■ REQUIREMENT: Copy out all the lines exactly. Omit pictures.

-- GIVEN RECORDS start --

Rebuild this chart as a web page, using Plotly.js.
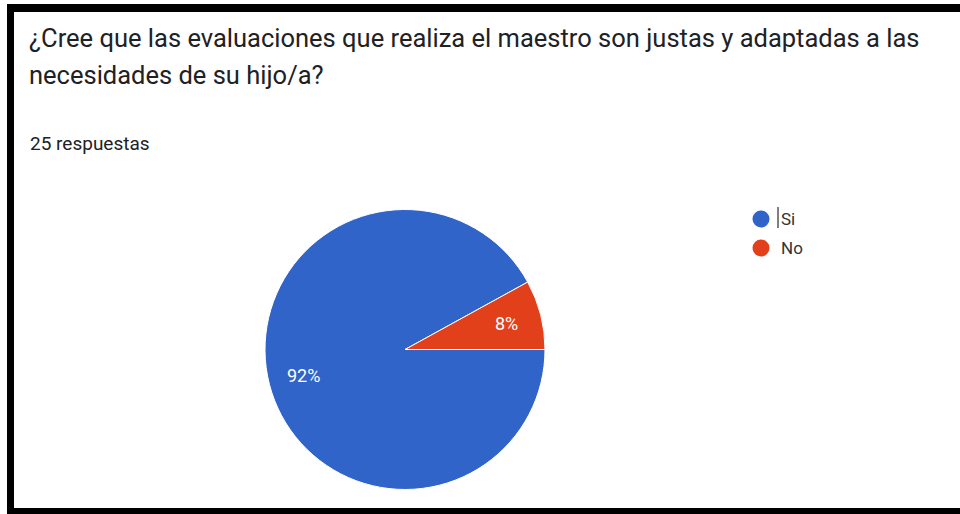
<!DOCTYPE html>
<html>
<head>
<meta charset="utf-8">
<script src="https://cdn.plot.ly/plotly-3.0.1.min.js"></script>
<style>
html,body{margin:0;padding:0;background:#fff;}
#chart{width:960px;height:514px;}
</style>
</head>
<body>
<div id="chart"></div>
<script>
const titleLines = ["¿Cree que las evaluaciones que realiza el maestro son justas y adaptadas a las", "necesidades de su hijo/a?"];
const subtitle = "25 respuestas";
const labels = ["Si", "No"];
const values = [23, 2];
const colors = ["#3164c9", "#e2401b"];

const W = 960, H = 514;
const px = x => x / W;
const py = y => 1 - y / H;

// pie geometry (pixels)
const CX = 405, CY = 349.5, R = 140;

const annotations = [];
titleLines.forEach((t, i) => {
  annotations.push({
    text: t, xref: "paper", yref: "paper", x: px(27), y: py(38 + i * 37),
    xanchor: "left", yanchor: "middle", showarrow: false,
    font: {family: "Roboto", size: 25.5, color: "#202124"}
  });
});
annotations.push({
  text: subtitle, xref: "paper", yref: "paper", x: px(28), y: py(143),
  xanchor: "left", yanchor: "middle", showarrow: false,
  font: {family: "Roboto", size: 19, color: "#202124"}
});

const shapes = [
  {type: "rect", xref: "paper", yref: "paper", x0: px(7), x1: px(14), y0: py(514), y1: py(4), fillcolor: "#000", line: {width: 0}},
  {type: "rect", xref: "paper", yref: "paper", x0: px(7), x1: px(960), y0: py(12), y1: py(4), fillcolor: "#000", line: {width: 0}},
  {type: "rect", xref: "paper", yref: "paper", x0: px(7), x1: px(960), y0: py(514), y1: py(508), fillcolor: "#000", line: {width: 0}},
  {type: "line", xref: "paper", yref: "paper", x0: px(778), x1: px(778), y0: py(207), y1: py(228), line: {color: "#000", width: 1}}
];

labels.forEach((lab, i) => {
  const cy = 219 + i * 29;
  shapes.push({
    type: "circle", xref: "paper", yref: "paper", xsizemode: "pixel", ysizemode: "pixel",
    xanchor: px(761), yanchor: py(cy), x0: -8.5, x1: 8.5, y0: -8.5, y1: 8.5,
    fillcolor: colors[i], line: {width: 0}
  });
  annotations.push({
    text: lab, xref: "paper", yref: "paper", x: px(779), y: py(cy),
    xanchor: "left", yanchor: "middle", showarrow: false,
    font: {family: "Roboto", size: 17, color: "#333333"}
  });
});

// slice labels: percentages at 0.75 R along each slice's mid-angle (clockwise from 3 o'clock)
const total = values.reduce((a, b) => a + b, 0);
let acc = 0;
values.forEach((v, i) => {
  const frac = v / total;
  const mid = (acc + frac / 2) * 2 * Math.PI;
  acc += frac;
  const x = CX + Math.cos(mid) * R * 0.75;
  const y = CY + Math.sin(mid) * R * 0.75;
  annotations.push({
    text: Math.round(frac * 100) + "%", xref: "paper", yref: "paper", x: px(x), y: py(y),
    xanchor: "center", yanchor: "middle", showarrow: false,
    font: {family: "Roboto", size: 18, color: "#ffffff"}
  });
});

const trace = {
  type: "pie",
  labels: labels,
  values: values,
  sort: false,
  direction: "clockwise",
  rotation: 90,
  marker: {colors: colors, line: {color: "#ffffff", width: 1}},
  textinfo: "none",
  hoverinfo: "label+percent",
  showlegend: false,
  domain: {x: [px(CX - R), px(CX + R)], y: [py(CY + R), py(CY - R)]}
};

const layout = {
  width: W, height: H,
  margin: {l: 0, r: 0, t: 0, b: 0},
  paper_bgcolor: "#ffffff",
  showlegend: false,
  shapes: shapes,
  annotations: annotations
};

Plotly.newPlot("chart", [trace], layout, {displayModeBar: false, staticPlot: true});
</script>
</body>
</html>
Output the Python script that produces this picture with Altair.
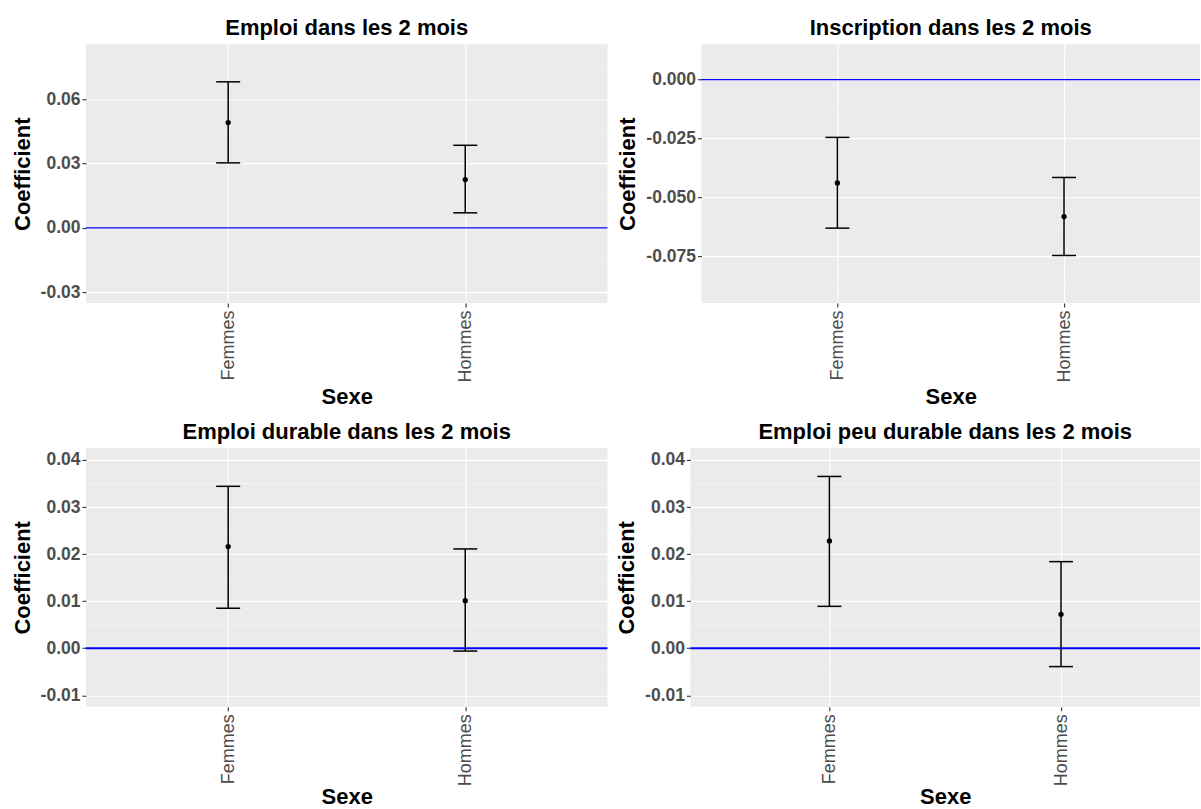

-- GIVEN RECORDS end --

■ SOLUTION:
Rebuild this chart as a web page, using Plotly.js.
<!DOCTYPE html>
<html>
<head>
<meta charset="utf-8">
<script src="https://cdn.plot.ly/plotly-3.0.1.min.js"></script>
<style>
html,body{margin:0;padding:0;background:#fff;}
#chart{width:960px;height:514px;}
</style>
</head>
<body>
<div id="chart"></div>
<script>
const titleLines = ["¿Cree que las evaluaciones que realiza el maestro son justas y adaptadas a las", "necesidades de su hijo/a?"];
const subtitle = "25 respuestas";
const labels = ["Si", "No"];
const values = [23, 2];
const colors = ["#3164c9", "#e2401b"];

const W = 960, H = 514;
const px = x => x / W;
const py = y => 1 - y / H;

// pie geometry (pixels)
const CX = 405, CY = 349.5, R = 140;

const annotations = [];
titleLines.forEach((t, i) => {
  annotations.push({
    text: t, xref: "paper", yref: "paper", x: px(27), y: py(38 + i * 37),
    xanchor: "left", yanchor: "middle", showarrow: false,
    font: {family: "Roboto", size: 25.5, color: "#202124"}
  });
});
annotations.push({
  text: subtitle, xref: "paper", yref: "paper", x: px(28), y: py(143),
  xanchor: "left", yanchor: "middle", showarrow: false,
  font: {family: "Roboto", size: 19, color: "#202124"}
});

const shapes = [
  {type: "rect", xref: "paper", yref: "paper", x0: px(7), x1: px(14), y0: py(514), y1: py(4), fillcolor: "#000", line: {width: 0}},
  {type: "rect", xref: "paper", yref: "paper", x0: px(7), x1: px(960), y0: py(12), y1: py(4), fillcolor: "#000", line: {width: 0}},
  {type: "rect", xref: "paper", yref: "paper", x0: px(7), x1: px(960), y0: py(514), y1: py(508), fillcolor: "#000", line: {width: 0}},
  {type: "line", xref: "paper", yref: "paper", x0: px(778), x1: px(778), y0: py(207), y1: py(228), line: {color: "#000", width: 1}}
];

labels.forEach((lab, i) => {
  const cy = 219 + i * 29;
  shapes.push({
    type: "circle", xref: "paper", yref: "paper", xsizemode: "pixel", ysizemode: "pixel",
    xanchor: px(761), yanchor: py(cy), x0: -8.5, x1: 8.5, y0: -8.5, y1: 8.5,
    fillcolor: colors[i], line: {width: 0}
  });
  annotations.push({
    text: lab, xref: "paper", yref: "paper", x: px(779), y: py(cy),
    xanchor: "left", yanchor: "middle", showarrow: false,
    font: {family: "Roboto", size: 17, color: "#333333"}
  });
});

// slice labels: percentages at 0.75 R along each slice's mid-angle (clockwise from 3 o'clock)
const total = values.reduce((a, b) => a + b, 0);
let acc = 0;
values.forEach((v, i) => {
  const frac = v / total;
  const mid = (acc + frac / 2) * 2 * Math.PI;
  acc += frac;
  const x = CX + Math.cos(mid) * R * 0.75;
  const y = CY + Math.sin(mid) * R * 0.75;
  annotations.push({
    text: Math.round(frac * 100) + "%", xref: "paper", yref: "paper", x: px(x), y: py(y),
    xanchor: "center", yanchor: "middle", showarrow: false,
    font: {family: "Roboto", size: 18, color: "#ffffff"}
  });
});

const trace = {
  type: "pie",
  labels: labels,
  values: values,
  sort: false,
  direction: "clockwise",
  rotation: 90,
  marker: {colors: colors, line: {color: "#ffffff", width: 1}},
  textinfo: "none",
  hoverinfo: "label+percent",
  showlegend: false,
  domain: {x: [px(CX - R), px(CX + R)], y: [py(CY + R), py(CY - R)]}
};

const layout = {
  width: W, height: H,
  margin: {l: 0, r: 0, t: 0, b: 0},
  paper_bgcolor: "#ffffff",
  showlegend: false,
  shapes: shapes,
  annotations: annotations
};

Plotly.newPlot("chart", [trace], layout, {displayModeBar: false, staticPlot: true});
</script>
</body>
</html>
Output the Python script that produces this picture with Altair.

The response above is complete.